Laws against possessing knives have given police unrestricted powers to stop and harass young people — powers that are frequently used.

It seems that even this isn't enough, however. Carr said recently: "If police can identify another power they need to protect order and public safety, they will get it." Opposition leader Peter Collins has gone further, calling for police to be even more heavily armed and for the removal of access to bail of those charged with violent crimes.

This scourge is not confined to NSW: governments across Australia are attacking civil rights, especially those of young people.

  • In Western Australia, the Liberal government has moved to allow police to search school bags and lockers without a warrant. This is despite the WA Crown Solicitor's Office advising against it. Last week, WA police arrested hundreds of young people in a blitz against that most heinous of crimes, grafitti.

  • Over the last few years, Victorian police have killed more people than the rest of the police in the country have. They have recently started to target youth groups.

  • In South Australia, the recently elected Olsen Liberal government installed the rabid right-winger Dorothy Kotz as the police minister. She immediately called for, and is preparing bills for, youth curfews, greater police powers and a return to corporal punishment!

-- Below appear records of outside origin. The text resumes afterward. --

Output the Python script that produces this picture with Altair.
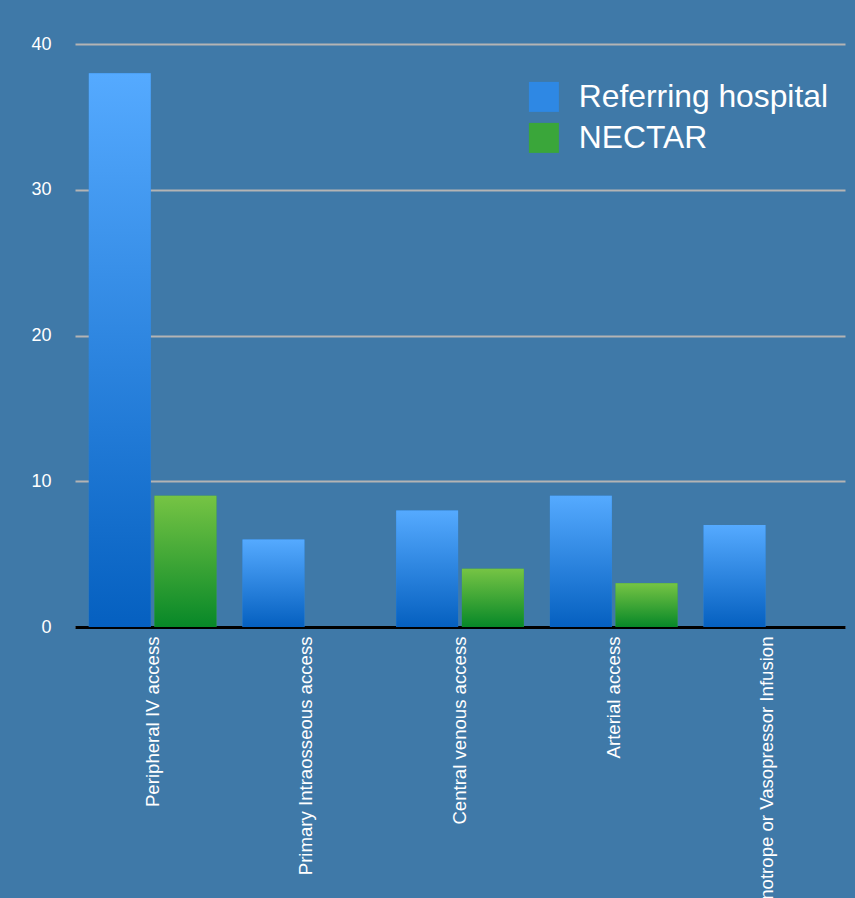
import altair as alt
import pandas as pd

categories = [
    "Peripheral IV access",
    "Primary Intraosseous access",
    "Central venous access",
    "Arterial access",
    "Inotrope or Vasopressor Infusion",
]
series_names = ["Referring hospital", "NECTAR"]
referring = [38, 6, 8, 9, 7]
nectar = [9, 0, 4, 3, 0]

rows = []
for c, r, n in zip(categories, referring, nectar):
    rows.append({"category": c, "series": series_names[0], "value": r})
    rows.append({"category": c, "series": series_names[1], "value": n})
df = pd.DataFrame(rows)

BG = "#3f79a8"
blue_grad = {
    "gradient": "linear", "x1": 0, "y1": 0, "x2": 0, "y2": 1,
    "stops": [{"offset": 0, "color": "#55aaff"}, {"offset": 1, "color": "#0560c0"}],
}
green_grad = {
    "gradient": "linear", "x1": 0, "y1": 0, "x2": 0, "y2": 1,
    "stops": [{"offset": 0, "color": "#76c444"}, {"offset": 1, "color": "#078828"}],
}

x_enc = alt.X(
    "category:N", sort=categories, title=None,
    scale=alt.Scale(paddingInner=0.17, paddingOuter=0.09),
    axis=alt.Axis(labelAngle=-90, labelColor="white", labelFontSize=18.6,
                  labelFont="Liberation Sans", labelPadding=9, ticks=False,
                  domainColor="black", domainWidth=3, labelLimit=0,
                  labelAlign="right", labelBaseline="middle"),
)
xo_enc = alt.XOffset("series:N", sort=series_names, scale=alt.Scale(paddingInner=0.058))
y_enc = alt.Y(
    "value:Q", title=None,
    scale=alt.Scale(domain=[0, 40]),
    axis=alt.Axis(values=[0, 10, 20, 30, 40], labelColor="white", labelFontSize=18,
                  labelFont="Liberation Sans", labelPadding=24, ticks=False,
                  domain=False, grid=True, gridColor="#b4b4b4", gridWidth=2),
)

legend = alt.Legend(
    title=None, orient="none", legendX=453, legendY=37,
    symbolType="square", symbolSize=900, symbolStrokeWidth=0,
    labelColor="white", labelFontSize=31.8, labelFont="Liberation Sans",
    labelOffset=19, rowPadding=8, padding=0, symbolOpacity=1, labelLimit=0,
)

base = alt.Chart(df)
legend_layer = base.mark_bar().encode(
    x=x_enc, xOffset=xo_enc, y=y_enc,
    color=alt.Color("series:N", sort=series_names,
                    scale=alt.Scale(domain=series_names, range=["#2e88e4", "#3aa63a"]),
                    legend=legend),
)
grad_layer = base.mark_bar().encode(
    x=x_enc, xOffset=xo_enc, y=y_enc,
    fill=alt.condition(alt.datum.series == "NECTAR", alt.value(green_grad), alt.value(blue_grad)),
)

chart = alt.layer(legend_layer, grad_layer).properties(
    width=770, height=583, background=BG,
    autosize=alt.AutoSizeParams(type="none"),
    padding={"left": 75, "top": 44, "right": 10, "bottom": 271},
).configure_view(stroke=None)

chart.save("out.html", embed_options={"renderer": "svg", "actions": False})
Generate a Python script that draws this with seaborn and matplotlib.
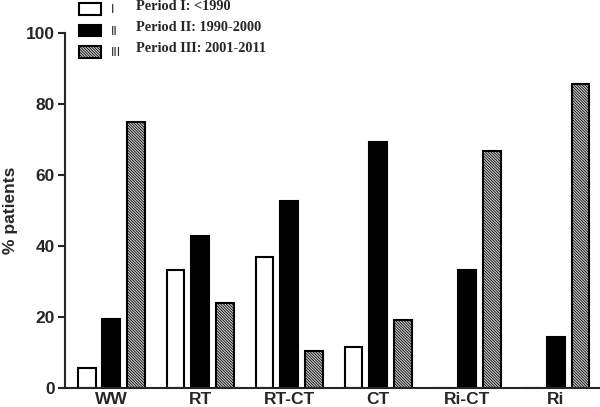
import matplotlib
matplotlib.use("Agg")
import matplotlib.pyplot as plt
from matplotlib.patches import Patch
import seaborn as sns
import pandas as pd

# data
treatments = ['WW', 'RT', 'RT-CT', 'CT', 'Ri-CT', 'Ri']
periods = ['I', 'II', 'III']
period_names = ['Period I: <1990', 'Period II: 1990-2000', 'Period III: 2001-2011']
period_I = [5.6, 33.3, 36.8, 11.5, 0.0, 0.0]
period_II = [19.5, 42.9, 52.6, 69.2, 33.3, 14.3]
period_III = [75.0, 23.8, 10.5, 19.2, 66.7, 85.7]

rows = []
for p, vals in zip(periods, [period_I, period_II, period_III]):
    for t, v in zip(treatments, vals):
        rows.append({'treatment': t, 'period': p, 'value': v})
df = pd.DataFrame(rows)

sns.set_style("ticks")
plt.rcParams['font.family'] = ['Liberation Sans', 'DejaVu Sans']
plt.rcParams['hatch.linewidth'] = 0.55

colors = {'I': 'white', 'II': 'black', 'III': '#c8c8c8'}
hatches = {'I': '', 'II': '', 'III': '\\' * 12}

fig = plt.figure(figsize=(6, 4.07), dpi=100)
ax = fig.add_axes([0.108, 0.047, 0.892, 0.872])

sns.barplot(data=df, x='treatment', y='value', hue='period', palette=colors,
            width=0.83, gap=0.28, edgecolor='black', linewidth=1.5,
            legend=False, ax=ax)

for cont, p in zip(ax.containers, periods):
    for bar in cont:
        bar.set_hatch(hatches[p])

ax.set_xlim(-0.523, 5.495)
ax.set_ylim(0, 100)
ax.set_yticks([0, 20, 40, 60, 80, 100])
ax.set_xlabel('')
ax.set_ylabel('% patients', fontsize=12.5, fontweight='bold', labelpad=6)
ax.tick_params(axis='y', length=5, width=1.5, labelsize=12.5, pad=2)
ax.tick_params(axis='x', length=0, labelsize=12.5, pad=3)
for lab in ax.get_xticklabels() + ax.get_yticklabels():
    lab.set_fontweight('bold')

sns.despine(ax=ax)
ax.spines['left'].set_linewidth(1.5)
ax.spines['bottom'].set_linewidth(1.5)

handles = [Patch(facecolor=colors[p], edgecolor='black', linewidth=1.5,
                 hatch=hatches[p]) for p in periods]
fig.legend(handles, periods, loc='upper left', bbox_to_anchor=(0.113, 1.02),
           frameon=False, fontsize=9, handlelength=1.76, handleheight=1.04,
           labelspacing=0.68, handletextpad=0.8)

for i, name in enumerate(period_names):
    fig.text(0.227, 1 - (6 + 21.5 * i) / 407, name, fontsize=10.3, fontweight='bold',
             family=['Liberation Serif', 'DejaVu Serif'], va='center', ha='left')

fig.savefig('out.png', dpi=100)
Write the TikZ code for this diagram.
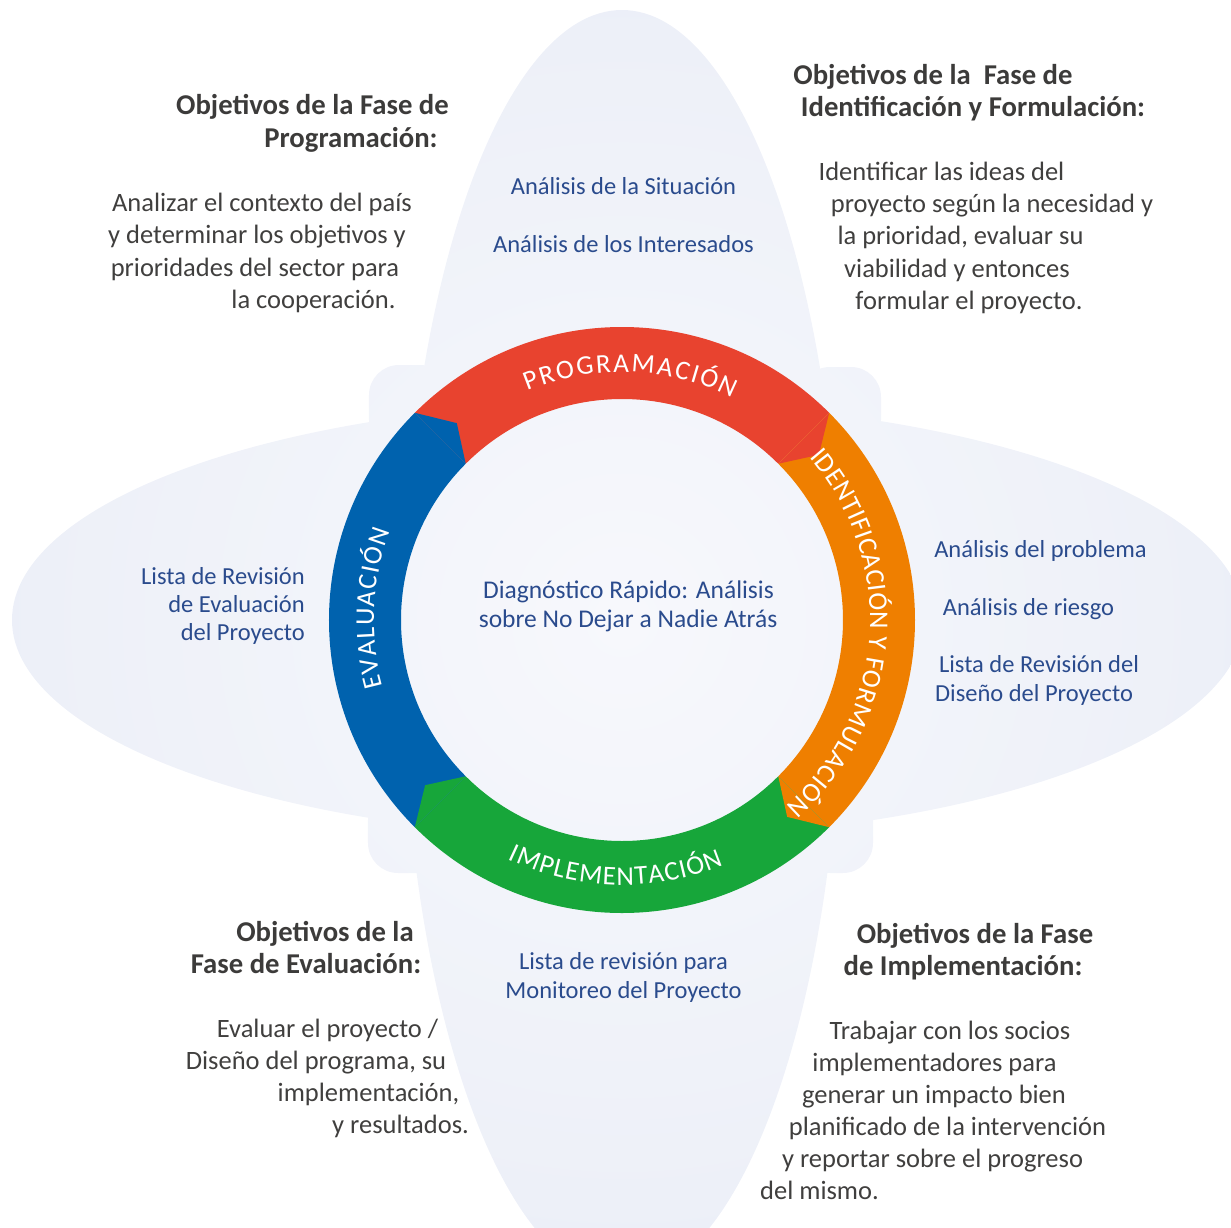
\documentclass[tikz,border=0pt]{standalone}
\usepackage{fontspec}
\setmainfont{Carlito}
\usetikzlibrary{decorations.text}
\definecolor{cred}{HTML}{E8432F}
\definecolor{corange}{HTML}{EF7F00}
\definecolor{cgreen}{HTML}{17A63A}
\definecolor{cblue}{HTML}{0062AE}
\definecolor{cgray}{HTML}{3C3B3A}
\definecolor{cbody}{HTML}{403F3E}
\definecolor{ctext}{HTML}{2A4B8D}
\definecolor{bgA}{HTML}{F7F8FC}
\definecolor{bgB}{HTML}{EDF0F8}
\definecolor{bgC}{HTML}{E2E6F4}
\definecolor{bgD}{HTML}{D4DAEF}
\definecolor{bgE}{HTML}{CED5EC}
\pgfdeclareradialshading{bgshade}{\pgfpoint{0bp}{0bp}}{color(0bp)=(bgA); color(21bp)=(bgB); color(32bp)=(bgC); color(44bp)=(bgD); color(50bp)=(bgE)}
\newcommand{\bgpiece}[1]{\begin{scope}\clip #1; \shade[shading=bgshade] (-700,-700) rectangle (700,700);\end{scope}}
\newcommand{\ringsector}[3]{\fill[#1] (#2:293) arc[start angle=#2, end angle=#3, radius=293] -- (#3:221) arc[start angle=#3, end angle=#2, radius=221] -- cycle;}
\newcommand{\ringtip}[3]{\fill[#1] (#2:293) -- (#3:257) -- (#2:221) -- cycle;}
\tikzset{
  hdr/.style={anchor=base, inner sep=0pt, text=cgray, font=\bfseries\fontsize{28.7}{28.7}\selectfont},
  body/.style={anchor=base, inner sep=0pt, text=cbody, font=\fontsize{26.5}{26.5}\selectfont},
  item/.style={anchor=base, inner sep=0pt, text=ctext, font=\fontsize{24.5}{24.5}\selectfont},
  ctr/.style={anchor=base, inner sep=0pt, text=ctext, font=\fontsize{25.5}{25.5}\selectfont},
  ringtext/.style={decorate, decoration={text along path, text align=fit to path, text color=white, text={#1}}}
}
\newcommand{\rfont}{\fontsize{27}{27}\selectfont}
\begin{document}
\begin{tikzpicture}[x=1pt,y=1pt]
\path[use as bounding box] (-622,-607) rectangle (609,620);
% background
\bgpiece{(0,-25) ellipse [x radius=220, y radius=635]}
\bgpiece{(6,0) ellipse [x radius=616, y radius=218]}
\bgpiece{[rounded corners=30] (-253,255) rectangle (-172,170)}
\bgpiece{[rounded corners=30] (178,253) rectangle (259,170)}
\bgpiece{[rounded corners=30] (-254,-170) rectangle (-172,-253)}
\bgpiece{[rounded corners=30] (178,-170) rectangle (251,-253)}
% ring
\ringsector{cred}{135}{45}
\ringsector{corange}{45}{-45}
\ringsector{cgreen}{-45}{-135}
\ringsector{cblue}{-135}{-225}
\ringtip{cred}{45}{40}
\ringtip{corange}{-45}{-50}
\ringtip{cgreen}{-135}{-140}
\ringtip{cblue}{135}{130}
\path[ringtext={|\rfont|PROGRAMACIÓN}] (112.5:248) arc[start angle=112.5, end angle=63.5, radius=248];
\path[ringtext={|\rfont|IDENTIFICACIÓN Y FORMULACIÓN}] (41:248) arc[start angle=41, end angle=-48.5, radius=248];
\path[ringtext={|\rfont|IMPLEMENTACIÓN}] (244.5:265) arc[start angle=244.5, end angle=292.5, radius=265];
\path[ringtext={|\rfont|EVALUACIÓN}] (195.5:248) arc[start angle=195.5, end angle=159, radius=248];
% texts in pixel coordinates
\begin{scope}[shift={(-622,620)},yscale=-1]
\node[hdr] (tl1) at (312.5,115) {Objetivos de la Fase de};
\node[hdr] (tl2) at (351,148) {Programación:};
\node[body] (tlb1) at (262,212) {Analizar el contexto del país};
\node[body] (tlb2) at (257,244) {y determinar los objetivos y};
\node[body] (tlb3) at (255,276) {prioridades del sector para};
\node[body] (tlb4) at (313.5,308) {la cooperación.};
\node[item] (tc1) at (623.5,194.5) {Análisis de la Situación};
\node[item] (tc2) at (623.5,252.5) {Análisis de los Interesados};
\node[hdr] (tr1) at (933,85) {Objetivos de la\ \ Fase de};
\node[hdr] (tr2) at (973,117) {Identificación y Formulación:};
\node[body] (trb1) at (941.5,181) {Identificar las ideas del};
\node[body] (trb2) at (992,213) {proyecto según la necesidad y};
\node[body] (trb3) at (960.5,245) {la prioridad, evaluar su};
\node[body] (trb4) at (957,277) {viabilidad y entonces};
\node[body] (trb5) at (969,309) {formular el proyecto.};
\node[item] (r1) at (1040.5,557) {Análisis del problema};
\node[item] (r2) at (1028.5,615) {Análisis de riesgo};
\node[item] (r3) at (1039,672) {Lista de Revisión del};
\node[item] (r4) at (1034,701) {Diseño del Proyecto};
\node[item, anchor=base east] (l1) at (305,584.5) {Lista de Revisión};
\node[item, anchor=base east] (l2) at (305,612.5) {de Evaluación};
\node[item, anchor=base east] (l3) at (305,640.5) {del Proyecto};
\node[ctr] (c1) at (628.5,598) {Diagnóstico Rápido: Análisis};
\node[ctr] (c2) at (628,627) {sobre No Dejar a Nadie Atrás};
\node[item] (b1) at (623.5,969.5) {Lista de revisión para};
\node[item] (b2) at (623.5,998.5) {Monitoreo del Proyecto};
\node[hdr] (bl1) at (325,941) {Objetivos de la};
\node[hdr] (bl2) at (306,973) {Fase de Evaluación:};
\node[body] (blb1) at (327.5,1037) {Evaluar el proyecto /};
\node[body] (blb2) at (316,1069) {Diseño del programa, su};
\node[body] (blb3) at (368.5,1101) {implementación,};
\node[body] (blb4) at (400.5,1133) {y resultados.};
\node[hdr] (br1) at (975,943) {Objetivos de la Fase};
\node[hdr] (br2) at (963,975) {de Implementación:};
\node[body] (brb1) at (950,1039) {Trabajar con los socios};
\node[body] (brb2) at (934.5,1071) {implementadores para};
\node[body] (brb3) at (934,1103) {generar un impacto bien};
\node[body] (brb4) at (947.5,1135) {planificado de la intervención};
\node[body] (brb5) at (932.5,1167) {y reportar sobre el progreso};
\node[body] (brb6) at (819.5,1199) {del mismo.};
\end{scope}
\end{tikzpicture}
\end{document}
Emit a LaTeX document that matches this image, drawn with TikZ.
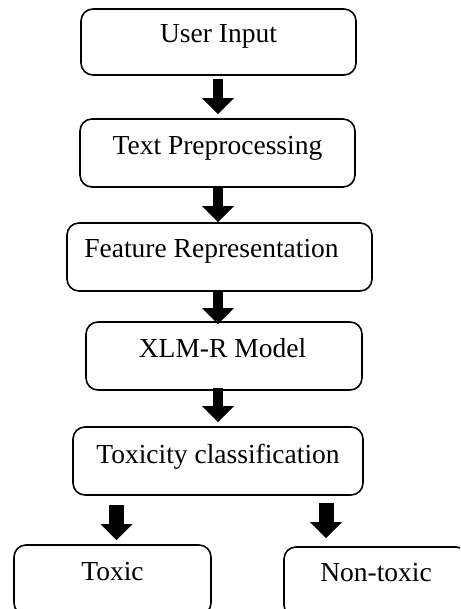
\documentclass[tikz,border=0pt]{standalone}
\usepackage{fontspec}
\setmainfont{Liberation Serif}
\usetikzlibrary{arrows.meta}
\begin{document}
\begin{tikzpicture}[x=1pt,y=-1pt,
  box/.style={draw, line width=1.6pt, rounded corners=12pt, inner sep=0pt, anchor=base,
    font=\fontsize{27.5}{32}\selectfont},
  blk/.style={line width=#1, -{Triangle[width=32pt,length=16pt,line width=0pt]}},
  blk/.default=10.5pt]
\useasboundingbox (0,0) rectangle (460,609);
\clip (0,0) rectangle (460,609);
\node[box, minimum width=275pt, text height=34pt, text depth=32pt] (b1) at (218.5,43) {User Input};
\node[box, minimum width=275pt, text height=36pt, text depth=32pt] (b2) at (217.5,155) {Text Preprocessing};
\node[box, minimum width=305pt, text height=35pt, text depth=33pt] (b3) at (219.5,258) {Feature Representation\kern16pt};
\node[box, minimum width=276pt, text height=35pt, text depth=33pt] (b4) at (224,357) {XLM-R Model\kern3pt};
\node[box, minimum width=290pt, text height=36pt, text depth=32pt] (b5) at (218,463) {Toxicity classification};
\node[box, minimum width=197pt, text height=35pt, text depth=35pt] (tox) at (112.5,580) {Toxic};
\node[box, minimum width=184pt, text height=34pt, text depth=36pt] (non) at (376,581) {Non-toxic};
\coordinate (ax) at (218,0);
\coordinate (axl) at (116.5,0);
\coordinate (axr) at (326,0);
\draw[blk, shorten <=3pt, shorten >=4pt] (b1.south -| ax) -- (b2.north -| ax);
\draw[blk, shorten <=0pt, shorten >=0pt] (b2.south -| ax) -- (b3.north -| ax);
\draw[blk, shorten <=0pt, shorten >=-3pt] (b3.south -| ax) -- (b4.north -| ax);
\draw[blk, shorten <=-3pt, shorten >=4pt] (b4.south -| ax) -- (b5.north -| ax);
\draw[blk=15pt, shorten <=9pt, shorten >=4pt] (b5.south -| axl) -- (tox.north -| axl);
\draw[blk=15pt, shorten <=7pt, shorten >=8pt] (b5.south -| axr) -- (non.north -| axr);
\end{tikzpicture}
\end{document}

  • The Northern Territory's Country Liberal Party government has introduced mandatory sentencing legislation and young people are confined in adult prisons. Other proposals have been a review of the right to silence and a youth curfew enforced with electronic ankle bracelets, even for those without convictions.

All of these reforms target one group in particular: young people. Why is this?

The law and order push is not about combating crime, that's for sure. Before Carr began extending police powers, there had been no increase in assault and robbery in NSW and no increase in youth crime rates either. The only increase was in the politicians' and media's scare campaign about crime and youth gangs.

Such measures do not address the reasons for crime. Rather, they attack the symptoms. As Bernadette O'Reilly from the Youth Justice Council says, increasing police powers "fails to address the complex causes of crime such as homelessness, neglect, boredom and unemployment. It fails to recognise complex social, economic and emotional factors facing young people and the community."

Extending police powers is, however, a safe electoral tactic — there's plenty of votes in manipulating people's fears of "rampaging youth gangs". And, because under 18 year olds are the only group in society which cannot vote, the politicians can kick youth without fear of an electoral backlash.

But more than that, increased police harassment of young people is necessary if the government (and the rich minority that it represents) is to keep control of society. It's no accident that police harassment of young people is greatest in areas which are heavily non-Anglo, such as Bankstown, where youth unemployment is high, where hope for the future is low and where young people's anger with society is enormous. This is the same old repression: keep hitting them so they won't get up and fight back.

As young people we have to get up and we have to get organised to oppose, not only increased police powers, but a whole social system which makes such repression necessary for "preserving order".